Friday 13 December 2013

Potosi

Potosi- highest city in the world at 4,067m. Once we got to our hostel in Potosi, located right by the main square, we headed out for something to eat and found one of the only places open was a Mexican place called 'Coyote'. The woman who worked there had a really tiny puppy that was only one month old. I asked to hold it- it was so cute and just wanted to play and bite everything. It made Jenny jump at first because it was walking around in the restaurant on its own and she felt something rub against her leg. It gave everyone there a good laugh!

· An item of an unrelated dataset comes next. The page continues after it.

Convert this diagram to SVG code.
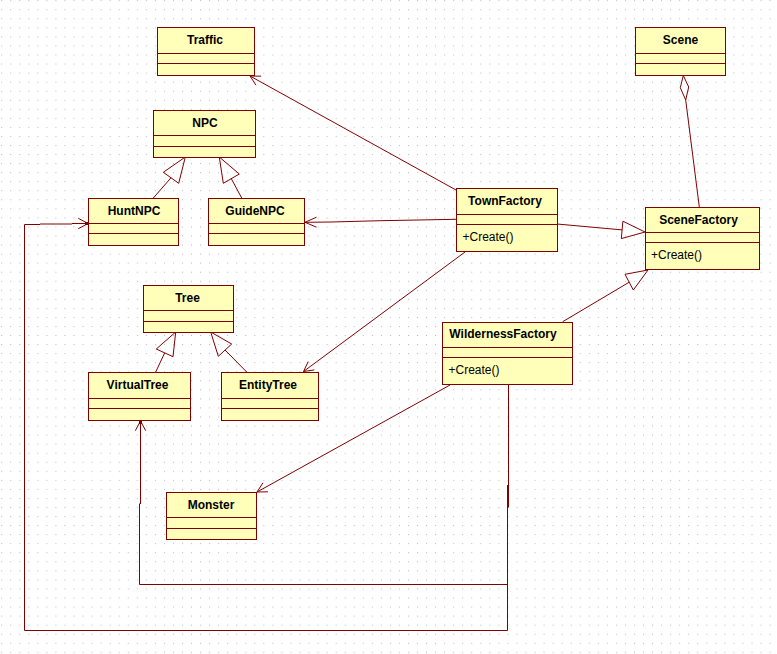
<svg xmlns="http://www.w3.org/2000/svg" width="777" height="654" viewBox="0 0 777 654">
<defs>
<pattern id="grid" x="1.2" y="0.2" width="9.04" height="9.05" patternUnits="userSpaceOnUse">
<rect x="0" y="0" width="1" height="1" fill="#b8b8b8"/>
</pattern>
</defs>
<style>
.box{fill:#ffffb9;stroke:#800000;stroke-width:1}
.div{stroke:#800000;stroke-width:1}
.name{font-family:"Liberation Sans",Arial,sans-serif;font-weight:bold;font-size:12px;fill:#000;text-anchor:middle}
.op{font-family:"Liberation Sans",Arial,sans-serif;font-size:12px;fill:#000}
.ln{fill:none;stroke:#800000;stroke-width:1}
.tri{fill:none;stroke:#800000;stroke-width:1}
</style>
<rect width="777" height="654" fill="#ffffff"/>
<rect width="777" height="654" fill="url(#grid)"/>

<g id="connectors">
<!-- TownFactory -> Traffic -->
<line class="ln" x1="456" y1="190" x2="250" y2="76"/>
<polyline class="ln" points="256,85.2 250,76 261,76.2"/>
<!-- TownFactory -> GuideNPC -->
<polyline class="ln" points="456,219.3 381,220.7 331,222 305,222.3"/>
<polyline class="ln" points="316.5,217.2 305,222.3 316.5,227.2"/>
<!-- TownFactory -> EntityTree -->
<line class="ln" x1="465" y1="252" x2="303.5" y2="371.5"/>
<polyline class="ln" points="308.2,361.6 303.5,371.5 314.4,369.9"/>
<!-- TownFactory -> SceneFactory (generalization) -->
<line class="ln" x1="557" y1="224" x2="622.1" y2="229.9"/>
<polygon class="tri" points="645,232 622.9,221.2 621.3,238.6"/>
<!-- WildernessFactory -> SceneFactory (generalization) -->
<line class="ln" x1="562.7" y1="321.7" x2="629.2" y2="282.2"/>
<polygon class="tri" points="648,270 625,274.3 633.3,290"/>
<!-- SceneFactory -> Scene (aggregation) -->
<line class="ln" x1="685.7" y1="100" x2="699.3" y2="207"/>
<polygon class="tri" points="683.3,75.5 680.3,87.7 685.7,100 688.7,87"/>
<!-- HuntNPC -> NPC -->
<line class="ln" x1="153.3" y1="198" x2="171" y2="177.8"/>
<polygon class="tri" points="185.3,157 163.3,172.3 178.7,183.3"/>
<!-- GuideNPC -> NPC -->
<line class="ln" x1="241.7" y1="198" x2="231.3" y2="178.7"/>
<polygon class="tri" points="219.3,157 223.3,183.3 239.3,174"/>
<!-- VirtualTree -> Tree -->
<line class="ln" x1="155.7" y1="372" x2="164.7" y2="352.9"/>
<polygon class="tri" points="175.7,332 156.3,349 173,356.7"/>
<!-- EntityTree -> Tree -->
<line class="ln" x1="246.7" y1="372" x2="225" y2="350"/>
<polygon class="tri" points="210.7,332 218.3,356.3 231.7,344"/>
<!-- WildernessFactory -> Monster -->
<line class="ln" x1="450" y1="385" x2="257" y2="492"/>
<polyline class="ln" points="263,482.8 257,492 268,491.8"/>
<!-- WildernessFactory -> VirtualTree / HuntNPC -->
<line class="ln" x1="508.5" y1="384" x2="508.5" y2="507.5"/>
<polyline class="ln" points="507.5,485 507.5,630.5 24.5,630.5 24.5,224.5 40,224.5"/>
<polyline class="ln" points="40,224 72,224"/>
<polyline class="ln" points="72,223.5 88,223.5"/>
<rect x="85" y="222" width="3" height="3" fill="#800000"/>
<polyline class="ln" points="78.3,218.3 88,223.5 78.3,228.7"/>
<polyline class="ln" points="507.5,584.5 139.5,584.5 139.5,503.5"/>
<line class="ln" x1="140.5" y1="504" x2="140.5" y2="421"/>
<rect x="139" y="421" width="3" height="3" fill="#800000"/>
<polyline class="ln" points="135.3,430.7 140.5,421 145.7,430.7"/>
</g>

<g id="Traffic">
<rect class="box" x="157.5" y="27.5" width="97" height="48"/>
<line class="div" x1="157.5" y1="53.5" x2="254.5" y2="53.5"/>
<line class="div" x1="157.5" y1="63.5" x2="254.5" y2="63.5"/>
<text class="name" x="205" y="44">Traffic</text>
</g>
<g id="Scene">
<rect class="box" x="635.5" y="27.5" width="90" height="48"/>
<line class="div" x1="635.5" y1="53.5" x2="725.5" y2="53.5"/>
<line class="div" x1="635.5" y1="63.5" x2="725.5" y2="63.5"/>
<text class="name" x="680.5" y="44">Scene</text>
</g>
<g id="NPC">
<rect class="box" x="153.5" y="110.5" width="102" height="47"/>
<line class="div" x1="153.5" y1="135.5" x2="255.5" y2="135.5"/>
<line class="div" x1="153.5" y1="146.5" x2="255.5" y2="146.5"/>
<text class="name" x="205" y="127">NPC</text>
</g>
<g id="HuntNPC">
<rect class="box" x="88.5" y="198.5" width="90" height="47"/>
<line class="div" x1="88.5" y1="223.5" x2="178.5" y2="223.5"/>
<line class="div" x1="88.5" y1="233.5" x2="178.5" y2="233.5"/>
<text class="name" x="134" y="215">HuntNPC</text>
</g>
<g id="GuideNPC">
<rect class="box" x="208.5" y="198.5" width="96" height="47"/>
<line class="div" x1="208.5" y1="223.5" x2="304.5" y2="223.5"/>
<line class="div" x1="208.5" y1="233.5" x2="304.5" y2="233.5"/>
<text class="name" x="255" y="215">GuideNPC</text>
</g>
<g id="TownFactory">
<rect class="box" x="456.5" y="188.5" width="101" height="63"/>
<line class="div" x1="456.5" y1="214.5" x2="557.5" y2="214.5"/>
<line class="div" x1="456.5" y1="224.5" x2="557.5" y2="224.5"/>
<text class="name" x="505" y="205">TownFactory</text>
<text class="op" x="462.5" y="241">+Create()</text>
</g>
<g id="SceneFactory">
<rect class="box" x="645.5" y="207.5" width="114" height="62"/>
<line class="div" x1="645.5" y1="232.5" x2="759.5" y2="232.5"/>
<line class="div" x1="645.5" y1="242.5" x2="759.5" y2="242.5"/>
<text class="name" x="698.5" y="223.5">SceneFactory</text>
<text class="op" x="651" y="259">+Create()</text>
</g>
<g id="Tree">
<rect class="box" x="143.5" y="285.5" width="90" height="47"/>
<line class="div" x1="143.5" y1="310.5" x2="233.5" y2="310.5"/>
<line class="div" x1="143.5" y1="321.5" x2="233.5" y2="321.5"/>
<text class="name" x="187.5" y="302">Tree</text>
</g>
<g id="VirtualTree">
<rect class="box" x="88.5" y="372.5" width="102" height="48"/>
<line class="div" x1="88.5" y1="398.5" x2="190.5" y2="398.5"/>
<line class="div" x1="88.5" y1="408.5" x2="190.5" y2="408.5"/>
<text class="name" x="137.5" y="389">VirtualTree</text>
</g>
<g id="EntityTree">
<rect class="box" x="221.5" y="372.5" width="97" height="48"/>
<line class="div" x1="221.5" y1="398.5" x2="318.5" y2="398.5"/>
<line class="div" x1="221.5" y1="408.5" x2="318.5" y2="408.5"/>
<text class="name" x="268" y="389">EntityTree</text>
</g>
<g id="WildernessFactory">
<rect class="box" x="442.5" y="322.5" width="130" height="62"/>
<line class="div" x1="442.5" y1="347.5" x2="572.5" y2="347.5"/>
<line class="div" x1="442.5" y1="357.5" x2="572.5" y2="357.5"/>
<text class="name" x="503" y="338">WildernessFactory</text>
<text class="op" x="448.5" y="374">+Create()</text>
</g>
<g id="Monster">
<rect class="box" x="166.5" y="492.5" width="90" height="47"/>
<line class="div" x1="166.5" y1="517.5" x2="256.5" y2="517.5"/>
<line class="div" x1="166.5" y1="528.5" x2="256.5" y2="528.5"/>
<text class="name" x="211" y="509">Monster</text>
</g>
</svg>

In the morning we took the 8:30am Potosi mines tour, along with loads of people from our hostel. The guides got us dressed up in protective over trousers and coat, wellies, a helmet, torch and some trendy bags to put our cameras and water in. We drove a short way to the miner's market, which was a street selling all sorts of different things, like dynamite, ammonium nitrate and wire with gunpowder in. Basically everything to make an explosion in the mines. There was also a load of alcohol- 96%. So pure ethanol, which the miners drank. We realised that this is what we'd swigged on death road. We were encouraged to buy 'gifts' for the miners, so we bought an orange juice drink, alcohol (a decent amount priced at the equivalent of 80p) and gloves. We then drove to the entrance of the mine and waited to go in. On a normal day 12,000 miners work inside, all male, working up to 24 hours in one go. They manage to go all this time by chewing coca leaves, which surpress their hunger. We went inside. I found it very unsafe. The rocks were crumbling as you touched them and it was a bit of an obstacle course, climbing through small holes, scrambling onto pieces of unstable wood and climbing down ladders to another level. There was arsenic in the rocks too, which formed a red colour. The mine isn't government run and so the conditions they work in are terrible. The only thing helping them is the compresed air in pipes. It was interesting to see but not enjoyable one bit. I couldn't believe people worked like this still. A man was working in there with a chisel, seperating the silver and tin. We were told he'd worked there for fifteen years. A few people stayed to watch the lighting and the hear a dynamite explosion. I really didn't want to as it wasn't the most fun experience of my life and I didn't fancy risking rocks falling on me after an unsafe explosion, so I headed out with Jenny and a couple of other women. I was pretty relieved to see daylight to be honest- there's light at the end of the tunnel, literally!

That afternoon we received confirmation from our buses, had some lunch, picked our laundry up, made our way to the bus station. Waiting in the bus station was quite funny- women shouting 'siete media a la Uyuni' or 'ocho a la Uyuni'. I think they even found it funny, competing against each other and sounding like a broken record. We then caught a four hour bus to Uyuni which got in at about half ten. We arrived on a deserted random street, with no one around, especially no taxis. We didn't know what to do. We went in some doors to a hostel (the only place open) and asked where our hostel was. He said it was a couple of blocks away on the main square. We risked it, and hurried quickly to our hostel, using the small map with directions that he'd given us. We were pretty scared but five minutes later we were there. We went to bed and eventually got to sleep, despite the guy snoring in our room!